A definition of fear that I’ve found helpful is the acronym False Evidence Appearing Real. That is often so true, isn’t it?
If we don’t run away from our feelings of fear, but take a good, direct look at them instead, most fears end up being false evidence appearing real. That is important because it means we have a choice:
We can choose to live out of the “reality” that such evidence creates, or we can choose to move through the fear to the larger, more expansive reality. And that brings me back to new clothes for the new year.
Coming back to the sacred text I preached from this past week: it says, “Clothe yourselves with compassion, kindness, humility, gentleness, and patience.” And then it says, “Above all, clothe yourselves with love, which binds everything together in perfect harmony.”

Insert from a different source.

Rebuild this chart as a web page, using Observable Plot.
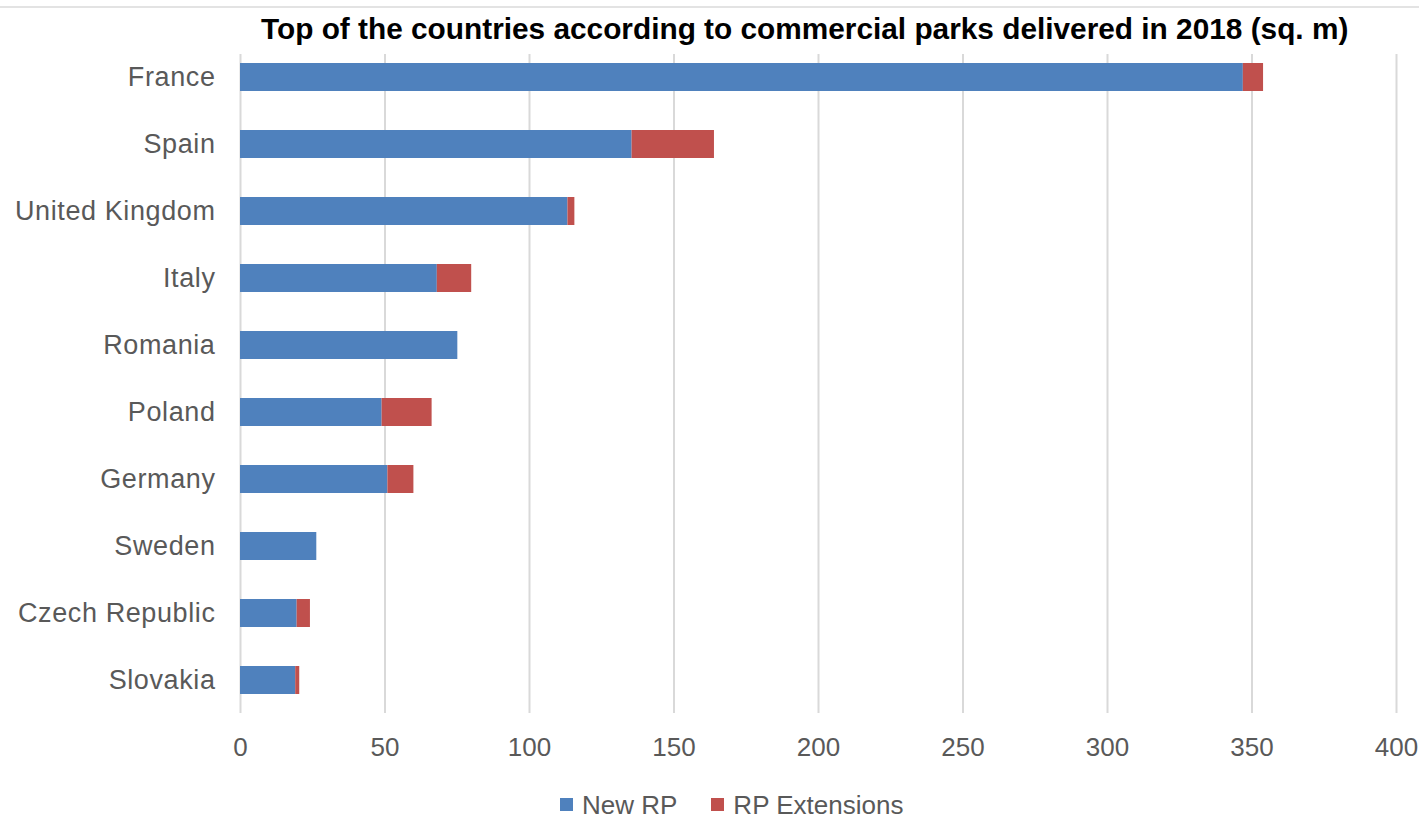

Every spiritual tradition I know of has these central core characteristics. These are the ways in which we are called to live out our lives in relationship to ourselves and to others.
Here is where the metaphor is brilliant. Life gets in the way of our living these core characteristics. But what if you saw them as clothing — the foundational garments that you put on each and every day? What if, when things get rough and the news is scary, you can put on the garment of love?
What if these aren’t just attitudes or characteristics we strive towards? How would our lives and the world look if we truly put on these clothes every day?
Dressing for Change
These clothes won’t wear out. We can put on these clothes even in the midst of the darkest, coldest days of winter. If you’re having a bad day, or something difficult happens, and yet you still choose to clothe yourself with compassion and kindness and love, how would that change you? And how would that change everyone around you?
What binds all these characteristics together — the thread that connects all the garments if you will — is love. “Love is what we are born with; fear is what we learn,” says Marianne Williamson.
Fear locks us down, diminishes us, and contracts us: we draw in upon ourselves physically, emotionally, mentally, and spiritually. Since we have been living in a fear-based culture for many years now, we have also been living in a contracted, shut-down culture.
Love, on the other hand, expands us, opens us up, and connects us with others. Love is the one antidote to fear that I know of. And yes, we are born with love. It is only through painful life experiences that we begin that process of contraction in which we learn fear and we learn to live in fear.
So with the author of this sacred text I also encourage you to, “Above all, clothe yourselves with love, which binds everything together in perfect harmony.” Doing that will keep the spirit of peace, hope and joy moving in you and in others throughout the year.
If the clothes indeed make the person, then if you consciously choose to wear these clothes daily, they will change you – and change the world.